Panel B of the figure shows that a location’s risk/reward tradeoff is closely related to which locations have actually seen declines in employment. With some exceptions, governments, business owners, and individuals seem to have intuitively internalized some of the analysis’ insights.
A Confusing State of the States
Governments and civic organizations across the world have made different decisions about how to implement and relax social distancing measures as spread of the virus slows. In fact, some U.S. states are enacting policies that directly contradict the research findings. While all 50 states closed public schools, only 45 closed gyms, and just 14 states restricted religious gatherings without social distancing requirements. Fully 49 states have kept liquor stores open throughout the pandemic (See data here).
The importance or danger of a category varies greatly state-to-state and over time. Heat waves in Southern California and South Florida sent masses of people to public beaches in mid-April, even though the governor of California said on April 28 that parks and trails wouldn’t open for a few more weeks. Elsewhere, pressure from certain business groups, such as gun enthusiasts, may have led to opening sporting goods stores before colleges, for instance.
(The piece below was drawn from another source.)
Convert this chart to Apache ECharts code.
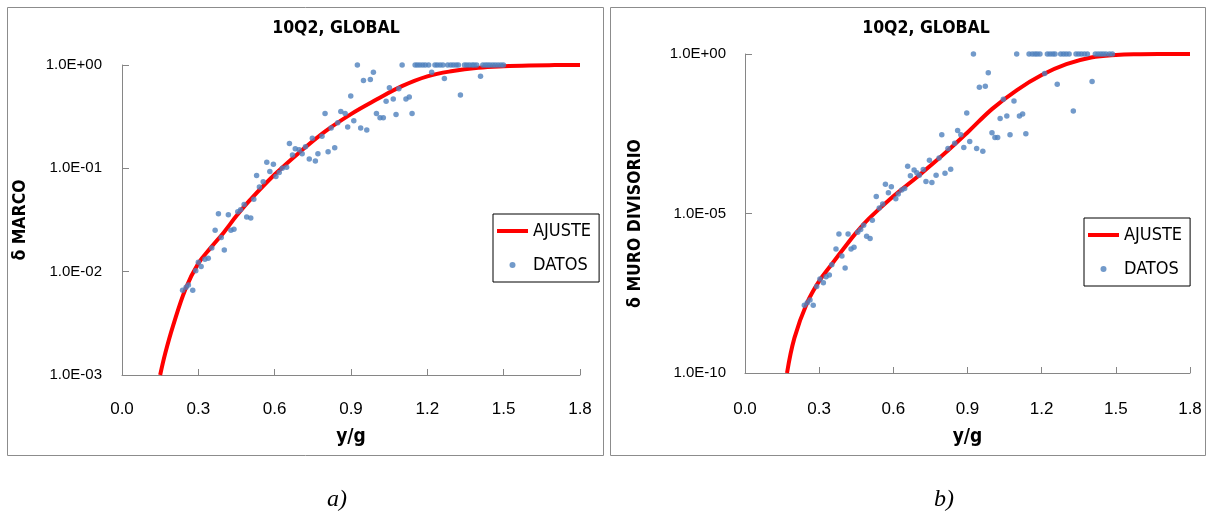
<!DOCTYPE html>
<html><head><meta charset="utf-8">
<script src="https://cdn.jsdelivr.net/npm/echarts@6/dist/echarts.min.js"></script>
<style>html,body{margin:0;padding:0;background:#fff}#c{width:1208px;height:516px}</style>
</head><body><div id="c"></div>
<script>
// ---------- data (y stored as base-10 exponents, read on the log axes) ----------
const chartTitle = '10Q2, GLOBAL';
const xTickLabels = ['0.0', '0.3', '0.6', '0.9', '1.2', '1.5', '1.8'];
const yTickLabelsA = ['1.0E-03', '1.0E-02', '1.0E-01', '1.0E+00'];
const yTickLabelsB = ['1.0E-10', '1.0E-05', '1.0E+00'];
const seriesNames = ['AJUSTE', 'DATOS'];

// panel a) δ MARCO
const fitXA   = [0.15, 0.17, 0.2, 0.25, 0.3, 0.35, 0.4, 0.45, 0.5, 0.6, 0.7, 0.8, 0.9, 1.0, 1.1, 1.2, 1.3, 1.4, 1.5, 1.6, 1.7, 1.8];
const fitExpA = [-3.0, -2.79, -2.53, -2.165, -1.92, -1.765, -1.62, -1.46, -1.315, -1.06, -0.84, -0.64, -0.475, -0.335, -0.205, -0.11, -0.058, -0.027, -0.012, -0.004, -0.001, 0];

const datXA = [0.238, 0.252, 0.261, 0.278, 0.290, 0.300, 0.311, 0.326, 0.339, 0.353, 0.366, 0.379, 0.390, 0.402, 0.418, 0.428, 0.440, 0.455, 0.466, 0.480,
  0.490, 0.506, 0.518, 0.529, 0.540, 0.555, 0.569, 0.581, 0.595, 0.605, 0.618, 0.630, 0.647, 0.658, 0.670, 0.681, 0.696, 0.708, 0.721, 0.736,
  0.748, 0.760, 0.770, 0.786, 0.798, 0.810, 0.822, 0.836, 0.848, 0.860, 0.877, 0.887, 0.899, 0.911, 0.925, 0.938, 0.949, 0.962, 0.976, 0.988,
  1.000, 1.014, 1.027, 1.038, 1.051, 1.066, 1.077, 1.088, 1.101, 1.116, 1.129, 1.140, 1.152, 1.161, 1.171, 1.182, 1.192, 1.205, 1.217, 1.230,
  1.239, 1.250, 1.261, 1.267, 1.280, 1.292, 1.302, 1.313, 1.322, 1.330, 1.346, 1.355, 1.365, 1.376, 1.384, 1.394, 1.409, 1.418, 1.428, 1.437,
  1.446, 1.457, 1.467, 1.478, 1.489, 1.499];
const datExpA = [-2.18, -2.15, -2.13, -2.18, -1.99, -1.91, -1.95, -1.88, -1.87, -1.77, -1.60, -1.44, -1.67, -1.79, -1.45, -1.60, -1.59, -1.42, -1.40, -1.35,
  -1.47, -1.48, -1.30, -1.07, -1.18, -1.13, -0.94, -1.03, -0.96, -1.08, -1.04, -1.00, -0.99, -0.76, -0.87, -0.81, -0.82, -0.86, -0.79, -0.91,
  -0.71, -0.93, -0.86, -0.69, -0.47, -0.84, -0.61, -0.80, -0.56, -0.45, -0.47, -0.60, -0.30, -0.54, 0, -0.61, -0.15, -0.63, -0.14, -0.07,
  -0.47, -0.51, -0.51, -0.35, -0.22, -0.33, -0.48, -0.23, 0, -0.33, -0.31, -0.47, 0, 0, 0, 0, 0, 0, -0.07, 0,
  0, 0, 0, -0.13, 0, 0, 0, 0, 0, -0.29, 0, 0, 0, 0, 0, 0, -0.11, 0, 0, 0,
  0, 0, 0, 0, 0, 0];

// panel b) δ MURO DIVISORIO
const fitXB   = [0.17, 0.2, 0.25, 0.3, 0.35, 0.4, 0.45, 0.5, 0.6, 0.7, 0.8, 0.9, 1.0, 1.1, 1.2, 1.3, 1.4, 1.5, 1.6, 1.7, 1.8];
const fitExpB = [-10.0, -8.9, -7.82, -7.12, -6.6, -6.09, -5.6, -5.17, -4.46, -3.83, -3.17, -2.46, -1.72, -1.13, -0.66, -0.32, -0.11, -0.03, -0.008, -0.002, 0];

const datXB = [0.240, 0.252, 0.263, 0.276, 0.290, 0.303, 0.317, 0.328, 0.341, 0.351, 0.368, 0.380, 0.392, 0.405, 0.417, 0.429, 0.441, 0.456, 0.468, 0.480,
  0.492, 0.506, 0.515, 0.531, 0.543, 0.557, 0.568, 0.580, 0.592, 0.610, 0.620, 0.634, 0.646, 0.658, 0.669, 0.684, 0.695, 0.705, 0.721, 0.732,
  0.746, 0.756, 0.773, 0.785, 0.796, 0.809, 0.821, 0.832, 0.848, 0.860, 0.873, 0.885, 0.897, 0.909, 0.924, 0.937, 0.948, 0.962, 0.972, 0.984,
  0.999, 1.011, 1.022, 1.032, 1.045, 1.059, 1.072, 1.088, 1.099, 1.110, 1.123, 1.136, 1.149, 1.162, 1.173, 1.182, 1.193, 1.212, 1.223, 1.234,
  1.245, 1.254, 1.263, 1.277, 1.288, 1.299, 1.311, 1.328, 1.339, 1.350, 1.361, 1.373, 1.385, 1.404, 1.417, 1.428, 1.439, 1.449, 1.460, 1.474,
  1.486];
const datExpB = [-7.88, -7.80, -7.71, -7.88, -7.29, -7.05, -7.17, -6.98, -6.93, -6.61, -6.11, -5.64, -6.33, -6.71, -5.64, -6.11, -6.06, -5.59, -5.50, -5.37,
  -5.71, -5.78, -5.21, -4.47, -4.83, -4.70, -4.08, -4.35, -4.16, -4.54, -4.39, -4.26, -4.22, -3.52, -3.82, -3.64, -3.72, -3.80, -3.62, -4.00,
  -3.33, -4.03, -3.80, -3.26, -2.53, -3.74, -2.96, -3.61, -2.80, -2.40, -2.53, -2.93, -1.85, -2.74, 0, -2.96, -1.04, -3.05, -1.01, -0.59,
  -2.47, -2.62, -2.62, -2.02, -1.42, -1.94, -2.53, -1.47, 0, -1.94, -1.88, -2.50, 0, 0, 0, 0, 0, -0.61, 0, 0,
  0, 0, -0.95, 0, 0, 0, 0, -1.79, 0, 0, 0, 0, 0, -0.86, 0, 0, 0, 0, 0, 0,
  0];

// ---------- chart ----------
const pairs = (xs, es) => xs.map((x, i) => [x, Math.pow(10, es[i])]);
const NARROW = "'Liberation Sans Narrow', 'DejaVu Sans Condensed', 'Arial Narrow', 'Liberation Sans', sans-serif";
const REG = "'Liberation Sans', Arial, sans-serif";
const AXIS_GRAY = '#868686';
const RED = '#FF0000';
const BLUE = '#4F81BD';

function xAxis(gridIndex, labelMargin, nameGap) {
  return {
    type: 'value', gridIndex, min: 0, max: 1.8, interval: 0.3,
    name: 'y/g', nameLocation: 'middle', nameGap,
    nameTextStyle: { fontFamily: NARROW, fontWeight: 'bold', fontSize: 19, color: '#000' },
    axisLine: { show: true, onZero: false, lineStyle: { color: AXIS_GRAY, width: 1 } },
    axisTick: { show: true, inside: true, length: 6, lineStyle: { color: AXIS_GRAY } },
    axisLabel: { margin: labelMargin, fontFamily: REG, fontSize: 17, color: '#000',
      formatter: (v, i) => xTickLabels[i] },
    splitLine: { show: false }
  };
}
function yAxis(gridIndex, min, interval, labels, name, nameGap, labelMargin, namePad) {
  return {
    type: 'log', gridIndex, logBase: 10, min, max: 1, interval,
    name, nameLocation: 'middle', nameGap, nameRotate: 90,
    nameTextStyle: { fontFamily: NARROW, fontWeight: 'bold', fontSize: 17.5, color: '#000', padding: namePad },
    axisLine: { show: true, onZero: false, lineStyle: { color: AXIS_GRAY, width: 1 } },
    axisTick: { show: true, inside: true, length: 7, lineStyle: { color: AXIS_GRAY } },
    axisLabel: { margin: labelMargin, fontFamily: REG, fontSize: 15, color: '#000',
      formatter: (v, i) => labels[i] },
    splitLine: { show: false }, minorTick: { show: false }, minorSplitLine: { show: false }
  };
}
function legend(left, top) {
  return {
    left, top, orient: 'vertical', selectedMode: false,
    data: [
      { name: seriesNames[0], icon: 'path://M0,0L31,0L31,4L0,4Z', itemStyle: { color: RED } },
      { name: seriesNames[1], icon: 'circle' }
    ],
    itemWidth: 31, itemHeight: 6, itemGap: 16, padding: [8, 8, 8, 4],
    borderColor: '#000', borderWidth: 1, backgroundColor: '#fff',
    textStyle: { fontFamily: NARROW, fontSize: 18, color: '#000' }
  };
}

const chart = echarts.init(document.getElementById('c'), null, { renderer: 'canvas' });
chart.setOption({
  animation: false,
  backgroundColor: '#fff',
  title: [
    { text: chartTitle, left: 336, top: 19, textAlign: 'center', padding: 0,
      textStyle: { fontFamily: NARROW, fontWeight: 'bold', fontSize: 17.5, color: '#000' } },
    { text: chartTitle, left: 926, top: 19, textAlign: 'center', padding: 0,
      textStyle: { fontFamily: NARROW, fontWeight: 'bold', fontSize: 17.5, color: '#000' } }
  ],
  grid: [
    { left: 122, top: 65, width: 458, height: 310, containLabel: false },
    { left: 745, top: 54, width: 445, height: 319, containLabel: false }
  ],
  xAxis: [xAxis(0, 26, 53), xAxis(1, 28, 55)],
  yAxis: [
    yAxis(0, 0.001, 1, yTickLabelsA, 'δ MARCO', 93, 20, 0),
    yAxis(1, 1e-10, 5, yTickLabelsB, 'δ MURO DIVISORIO', 101, 19, [0, 20, 0, 0])
  ],
  legend: [legend(493, 214), legend(1084, 218)],
  series: [
    { name: 'AJUSTE', type: 'line', xAxisIndex: 0, yAxisIndex: 0, data: pairs(fitXA, fitExpA),
      symbol: 'none', smooth: 0.4, lineStyle: { color: RED, width: 4 }, itemStyle: { color: RED }, z: 2 },
    { name: 'DATOS', type: 'scatter', xAxisIndex: 0, yAxisIndex: 0, data: pairs(datXA, datExpA),
      symbolSize: 5.5, itemStyle: { color: BLUE }, z: 3 },
    { name: 'AJUSTE', type: 'line', xAxisIndex: 1, yAxisIndex: 1, data: pairs(fitXB, fitExpB),
      symbol: 'none', smooth: 0.4, lineStyle: { color: RED, width: 4 }, itemStyle: { color: RED }, z: 2 },
    { name: 'DATOS', type: 'scatter', xAxisIndex: 1, yAxisIndex: 1, data: pairs(datXB, datExpB),
      symbolSize: 5.5, itemStyle: { color: BLUE }, z: 3 }
  ],
  graphic: [
    { type: 'rect', silent: true, z: -1, shape: { x: 7.5, y: 7.5, width: 596, height: 448 },
      style: { fill: 'none', stroke: '#8c8c8c', lineWidth: 1 } },
    { type: 'rect', silent: true, z: -1, shape: { x: 610.5, y: 7.5, width: 595, height: 448 },
      style: { fill: 'none', stroke: '#8c8c8c', lineWidth: 1 } },
    { type: 'text', silent: true, x: 337, y: 500,
      style: { text: 'a)', font: "italic 24px 'Liberation Serif', 'Times New Roman', serif", fill: '#000', align: 'center', verticalAlign: 'middle' } },
    { type: 'text', silent: true, x: 944, y: 500,
      style: { text: 'b)', font: "italic 24px 'Liberation Serif', 'Times New Roman', serif", fill: '#000', align: 'center', verticalAlign: 'middle' } }
  ]
});
</script></body></html>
Church leaders may flout regulations and hold services despite mandates, and more remote and unpopulated states — with fewer reported cases of the coronavirus — relaxed shelter-in-place mandates much sooner than others.
In the absence of empirical evidence, states are making decisions in the dark, according to the researchers. “If so, we hope that policymakers will be able to combine the results of our study with their own intuition and expertise to make better informed decisions,” said Benzell.
The analysis is preliminary and its limitations are discussed in the paper. “We are continuing to make refinements,” Benzell said. “Our data-driven ranking should be combined with other data and the practical judgment of local policymakers to reach final decisions.”